La visite polémique du couple Macron à la messe papale

Mais c’est un ultime caractère, politique celui-là, qui rapproche cette visite atypique d’une visite officielle, sans en être une pour autant. Cette dernière évolution du programme papale n’est pas venue du cardinal Aveline mais d’Emmanuel Macron.

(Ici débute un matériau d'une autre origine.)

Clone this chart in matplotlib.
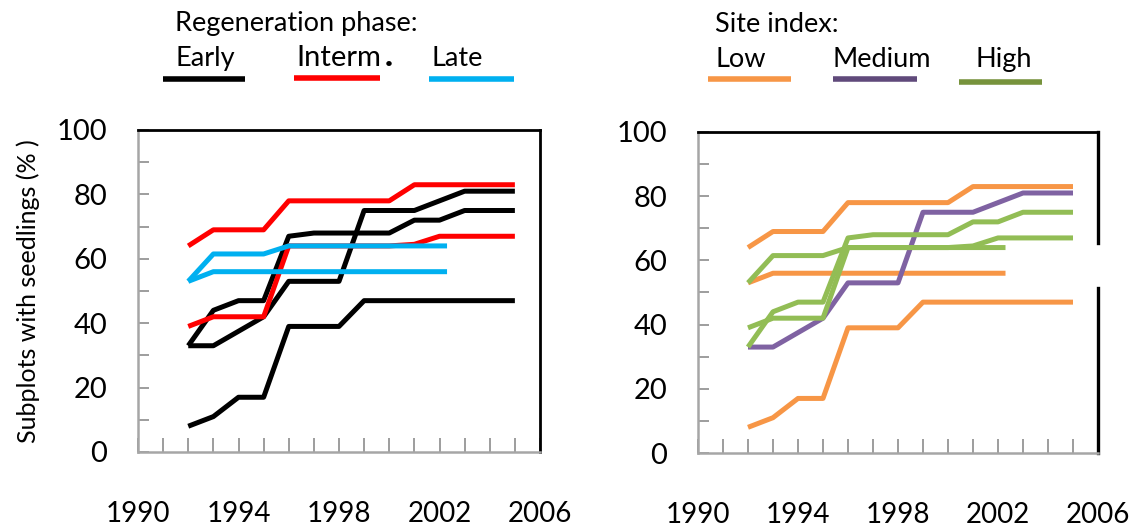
import matplotlib
matplotlib.use('Agg')
import matplotlib.pyplot as plt
from matplotlib.lines import Line2D

# --- Data: seven stands, % of subplots with seedlings per year ---
YEARS_LONG = [1992, 1993, 1994, 1995, 1996, 1997, 1998, 1999, 2000, 2001, 2002, 2003, 2004, 2005]
YEARS_SHORT = [1992, 1993, 1994, 1995, 1996, 1997, 1998, 1999, 2000, 2001, 2002.3]

stand_a = [33, 33, 37.5, 42, 53, 53, 53, 75, 75, 75, 78, 81, 81, 81]
stand_b = [33, 44, 47, 47, 67, 68, 68, 68, 68, 72, 72, 75, 75, 75]
stand_c = [8, 11, 17, 17, 39, 39, 39, 47, 47, 47, 47, 47, 47, 47]
stand_d = [64, 69, 69, 69, 78, 78, 78, 78, 78, 83, 83, 83, 83, 83]
stand_e = [39, 42, 42, 42, 64, 64, 64, 64, 64, 64.5, 67, 67, 67, 67]
stand_f = [53, 61.5, 61.5, 61.5, 64, 64, 64, 64, 64, 64, 64]
stand_g = [53, 56, 56, 56, 56, 56, 56, 56, 56, 56, 56]

# (years, values, regeneration phase, site index)
STANDS = [
    (YEARS_LONG, stand_a, 'Early', 'Medium'),
    (YEARS_LONG, stand_b, 'Early', 'High'),
    (YEARS_LONG, stand_c, 'Early', 'Low'),
    (YEARS_LONG, stand_d, 'Interm', 'Low'),
    (YEARS_LONG, stand_e, 'Interm', 'High'),
    (YEARS_SHORT, stand_f, 'Late', 'High'),
    (YEARS_SHORT, stand_g, 'Late', 'Low'),
]

X_TICKS = [1990, 1994, 1998, 2002, 2006]
Y_TICKS = [0, 20, 40, 60, 80, 100]

# --- Style ---
PHASE_COLORS = {'Early': '#000000', 'Interm': '#ff0000', 'Late': '#00b0f0'}
SITE_COLORS = {'Low': '#f79646', 'Medium': '#7f62a2', 'High': '#92bd55'}
SITE_LEGEND_COLORS = {'Low': '#f79646', 'Medium': '#604a7b', 'High': '#77933c'}
PHASE_ORDER = ['Early', 'Interm', 'Late']
SITE_ORDER = ['Low', 'Medium', 'High']
LINE_W = 3.6
LEG_FS = 19.5

W, H = 1145, 532
plt.rcParams['font.family'] = ['Lato', 'DejaVu Sans']

fig = plt.figure(figsize=(W / 100, H / 100), dpi=100)


def px_axes(x0, y0, x1, y1):
    """Axes from pixel box (top-left origin)."""
    return fig.add_axes([x0 / W, 1 - y1 / H, (x1 - x0) / W, (y1 - y0) / H])


def style_axes(ax, gap=None):
    ax.set_xlim(1990, 2006)
    ax.set_ylim(0, 100)
    ax.set_xticks(range(1990, 2007), minor=True)
    ax.set_xticks(X_TICKS)
    ax.set_yticks(range(0, 101, 10), minor=True)
    ax.set_yticks(Y_TICKS)
    ax.tick_params(which='both', direction='in', color='#8c8c8c', width=1.2)
    ax.tick_params(axis='x', which='major', length=10, pad=35, labelsize=20)
    ax.tick_params(axis='x', which='minor', length=10)
    ax.tick_params(axis='y', which='both', length=8, pad=22, labelsize=21)
    for s in ['left', 'bottom']:
        ax.spines[s].set_color('#a6a6a6')
        ax.spines[s].set_linewidth(1.8)
    ax.spines['top'].set_color('black')
    ax.spines['top'].set_linewidth(2)
    ax.spines['right'].set_color('black')
    ax.spines['right'].set_linewidth(2)
    if gap is not None:
        ax.spines['right'].set_visible(False)
        ax.axvline(2006, 0, gap[0], color='black', lw=2.4, clip_on=False)
        ax.axvline(2006, gap[1], 1, color='black', lw=2.4, clip_on=False)


# --- Left panel: by regeneration phase ---
ax1 = px_axes(138, 130, 540, 452)
for phase in PHASE_ORDER:
    for years, vals, ph, site in STANDS:
        if ph == phase:
            ax1.plot(years, vals, color=PHASE_COLORS[ph], lw=LINE_W, solid_capstyle='butt')
style_axes(ax1)
fig.text(28 / W, 1 - 291 / H, 'Subplots with seedlings (% )', fontsize=18,
         rotation=90, ha='center', va='center')

# --- Right panel: by site index ---
ax2 = px_axes(698, 132, 1098, 453)
for site_name in SITE_ORDER:
    for years, vals, ph, site in STANDS:
        if site == site_name:
            ax2.plot(years, vals, color=SITE_COLORS[site], lw=LINE_W, solid_capstyle='butt')
style_axes(ax2, gap=(0.514, 0.654))


# --- Legends drawn as text + line swatches above the panels ---
def fig_text(x, y, s, **kw):
    fig.text(x / W, 1 - y / H, s, va='baseline', ha='left', **kw)


def fig_line(x0, x1, y, color):
    fig.add_artist(Line2D([x0 / W, x1 / W], [1 - y / H, 1 - y / H],
                          color=color, lw=4, solid_capstyle='butt'))


fig_text(175, 31, 'Regeneration phase:', fontsize=LEG_FS)
fig_text(175, 66, 'Early', fontsize=LEG_FS)
fig_text(296, 66, 'Interm', fontsize=21)
fig_text(385, 66, '.', fontsize=24, fontweight='black')
fig_text(432, 66, 'Late', fontsize=LEG_FS)
fig_line(163, 245, 79, PHASE_COLORS['Early'])
fig_line(294, 380, 78, PHASE_COLORS['Interm'])
fig_line(429, 514, 79, PHASE_COLORS['Late'])

fig_text(715, 32, 'Site index:', fontsize=LEG_FS)
fig_text(716, 67, 'Low', fontsize=LEG_FS)
fig_text(832, 67, 'Medium', fontsize=LEG_FS)
fig_text(975, 67, 'High', fontsize=LEG_FS)
fig_line(708, 791, 79, SITE_LEGEND_COLORS['Low'])
fig_line(833, 917, 79, SITE_LEGEND_COLORS['Medium'])
fig_line(959, 1042, 82, SITE_LEGEND_COLORS['High'])

fig.savefig('out.png', dpi=100)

S’il n’a pas obtenu tout ce qu’il désirait - il y aurait eu un projet de dîner en l’honneur de François le vendredi soir à Marseille, ce qui ne se fait pourtant jamais pour un pape - le président de la République a réussi à décrocher une petite heure de rencontre, en tête à tête, samedi en fin de matinée, avec photos, caméras et échange protocolaire de cadeaux comme s’il s’agissait d’une visite officielle. Un rendez-vous qui a tout chamboulé, contraignant le pape à arriver la veille à Marseille. Ce qu’il a accepté de bonne grâce même si le Vatican se méfie, par expérience et par principe, de la récupération possible, par les chefs d’État, de la présence d’un pape dans leur pays. François, en homme libre, déteste par-dessus tout être instrumentalisé, au Saint-Siège comme ailleurs. C’est l’une des raisons de son refus de visiter, pour l’heure, son Argentine natale.

En revanche, la surprise, vue de Rome, a été d’apprendre - sans jugement du Vatican car c’est une pratique courante lors des voyages - que le couple présidentiel assisterait à la messe papale. L’annonce, très tardive, a évidemment créé une polémique laïque en France. Elle a aussi posé une question pour la majorité des catholiques: beaucoup, comme François, sont opposés à une législation qui ouvrirait le droit de décider de sa propre mort. Cette «vraie-fausse» visite officielle du pape en France avive ainsi deux débats politiques cruciaux dans l’Hexagone: l’immigration et l’euthanasie.